Em 27/05/2020, o Pleno do Supremo Tribunal Federal (STF) iniciou o julgamento de duas ações acerca da possibilidade de decisões judiciais determinarem a indisponibilidade do serviço prestado por aplicativos como “Whatsapp” em todo o país.

A ADIn (Ação Direta de Inconstitucionalidade) nº 527, ajuizada pelo Partido da República, de relatoria da Ministra Rosa Weber, questionou a constitucionalidade dos artigos 10, §2º, e 12, incisos III e IV, do Marco Civil da Internet (Lei n. 12.965/2014).

A Ministra Relatora destacou que a inviolabilidade do sigilo de correspondência, direito fundamental assegurado pelo art. 5º, inciso XII, da CR/88, só pode ser excepcionado pela determinação judicial para fins de investigação criminal ou instrução de processos penais.

Assim, a Ministra Rosa Weber, julgou procedente o pedido de interpretação conforme a Constituição do art. 10, §2º, que dispõe que “O conteúdo das comunicações privadas somente poderá ser disponibilizado mediante ordem judicial, nas hipóteses e na forma que a lei estabelecer”, assentando sua interpretação no sentido de que o conteúdo das comunicações privadas somente poderá ser disponibilizado: i) mediante ordem judicial, respeitados os incisos II e III do art. 7º e ii) para fins de investigação criminal ou de persecução processual penal, conforme interpretação restritiva do art. 5º, XII, da CR/88.

Tratando-se de norma restritiva de direito fundamental da personalidade, sua interpretação deve ser, igualmente, restritiva.

Ainda, julgou parcialmente procedente o pedido de interpretação conforme a Constituição do art. 12, incisos III e IV, para assentar que as penalidades de suspensão temporária das atividades apenas podem ser impostas aos provedores de aplicação de internet nas hipóteses de descumprimento da legislação brasileira referente à coleta, guarda, armazenamento e tratamento de dados, o que não é o caso quando o serviço é criptografado como no aplicativo Whatsapp.

A Ministra destacou em seu voto que as atividades desempenhadas pelo aplicativo Whatsapp são serviços de valor adicionado aos serviços de telecomunicações.
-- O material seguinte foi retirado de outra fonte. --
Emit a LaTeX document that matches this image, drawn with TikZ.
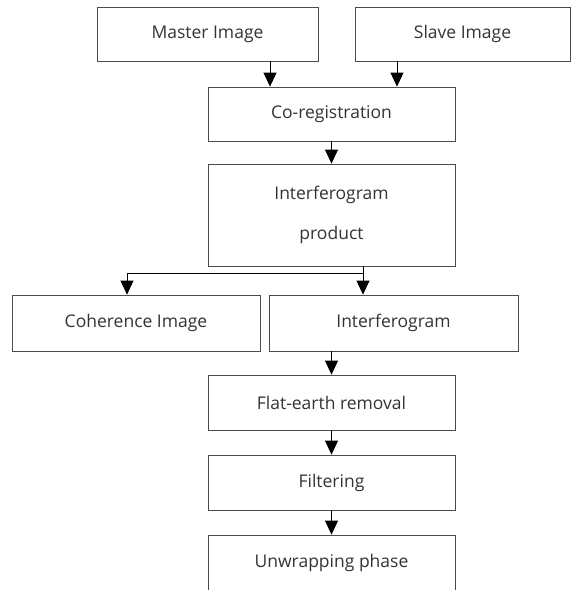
\documentclass[tikz,border=0pt]{standalone}
\usepackage{fontspec}
\setmainfont{Open Sans}
\usetikzlibrary{arrows.meta}

\tikzset{
    stepbox/.style = {draw = black!70, line width = 0.8pt, minimum width = 247pt,
        minimum height = 54pt, inner sep = 0pt, text = black!80,
        font = \fontsize{17.5}{40}\selectfont, align = center},
    arr/.style = {line width = 0.8pt, -{Triangle[length = 14pt, width = 13pt]}}
}

\begin{document}
\begin{tikzpicture}[x = 1pt, y = -1pt]
        \useasboundingbox (0,0) rectangle (574,590);
        \clip (0,0) rectangle (574,590);
        \node[stepbox, minimum width = 221pt] (master) at (207.5,34) {Master Image};
        \node[stepbox, minimum width = 215pt] (slave) at (462.5,34) {Slave Image};
        \node[stepbox] (coreg) at (331.5,114) {Co-registration};
        \node[stepbox, minimum height = 102pt] (product) at (331.5,215) {Interferogram\\product};
        \node[stepbox, minimum width = 248pt, minimum height = 56pt] (coherence) at (136,323) {Coherence Image};
        \node[stepbox, minimum width = 249pt, minimum height = 56pt] (interf) at (393.5,323) {Interferogram};
        \node[stepbox, minimum height = 55pt] (flat) at (331.5,402.5) {Flat-earth removal};
        \node[stepbox, minimum height = 55pt] (filter) at (331.5,482.5) {Filtering};
        \node[stepbox, minimum height = 64pt] (unwrap) at (331.5,567) {};
        \node[text = black!80, font = \fontsize{17.5}{20}\selectfont] (unwraptext) at (331.5,562.5) {Unwrapping phase};
        % arrows
        \draw[arr] ([xshift = 62.5pt]master.south) -- ([xshift = 62.5pt]master.south |- coreg.north);
        \draw[arr] ([xshift = -65.5pt]slave.south) -- ([xshift = -65.5pt]slave.south |- coreg.north);
        \draw[arr] (coreg.south) -- (product.north);
        \coordinate (split) at ([xshift = -30.5pt, yshift = -7pt]interf.north |- product.south);
        \draw[line width = 0.8pt] (split |- product.south) -- (split);
        \draw[arr] (split) -- (split |- interf.north);
        \draw[arr] (split) -| ([xshift = -9pt]coherence.north);
        \draw[arr] (interf.south -| flat.north) -- (flat.north);
        \draw[arr] (flat.south) -- (filter.north);
        \draw[arr] (filter.south) -- (unwrap.north);
    \end{tikzpicture}
\end{document}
Os provedores do aplicativo, assim, são usuários dos serviços de telecomunicações.

Nesse sentido, o questionamento posto é se o Estado pode obrigar os particulares que oferecem plataformas como o Whatsapp de adotarem mecanismos que assegurem o armazenamento do conteúdo de conversas para o caso de, em virtude de determinação judicial, ser imposta a sua disponibilização, devendo sofrer penalidades se não cumprirem a ordem nesse sentido.

A resposta encontrada pela Ministra em seu voto foi negativa. Segundo esclareceu a partir dos amicus curiae do julgamento, o serviço oferecido pelo aplicativo Whatsapp, de comunicação com criptografia de ponta a ponta dos interlocutores, é um serviço cujo conteúdo é inacessível até mesmo ao provedor da plataforma. Dessa forma, o Estado não pode compelir o particular a fornecer serviço menos seguro, sob pena de tornar ilegal a criptografia.

A Ministra também ressaltou que, embora a criptografia seja tão antiga quanto a escrita, o seu desenvolvimento é o que torna as transações atuais mais seguras, tornando, por conseguinte, a sociedade mais segura. Em suas palavras, seria retrocesso limitar o uso da criptografia.

Por fim, asseverou que a violação à privacidade é que é apenada, e não a privacidade em si. Não há nada na lei que ampare ordens de suspensão dos serviços de comunicação como o Whatsapp.

Já a ADPF (Ação de Descumprimento de Preceito Fundamental) nº 403, ajuizada pelo Partido Cidadania, de relatoria do Ministro Edson Fachinn, teve por objeto decisão que determinou a suspensão dos serviços do aplicativo Whatsapp por 72 horas em todo o território nacional.

O julgamento de ambas as ações prosseguirá em 28/05/2020, oportunidade em que o Ministro Edson Fachin proferirá seu voto relativo à ADPF nº 403 e os ministros se posicionarão a respeito dos feitos.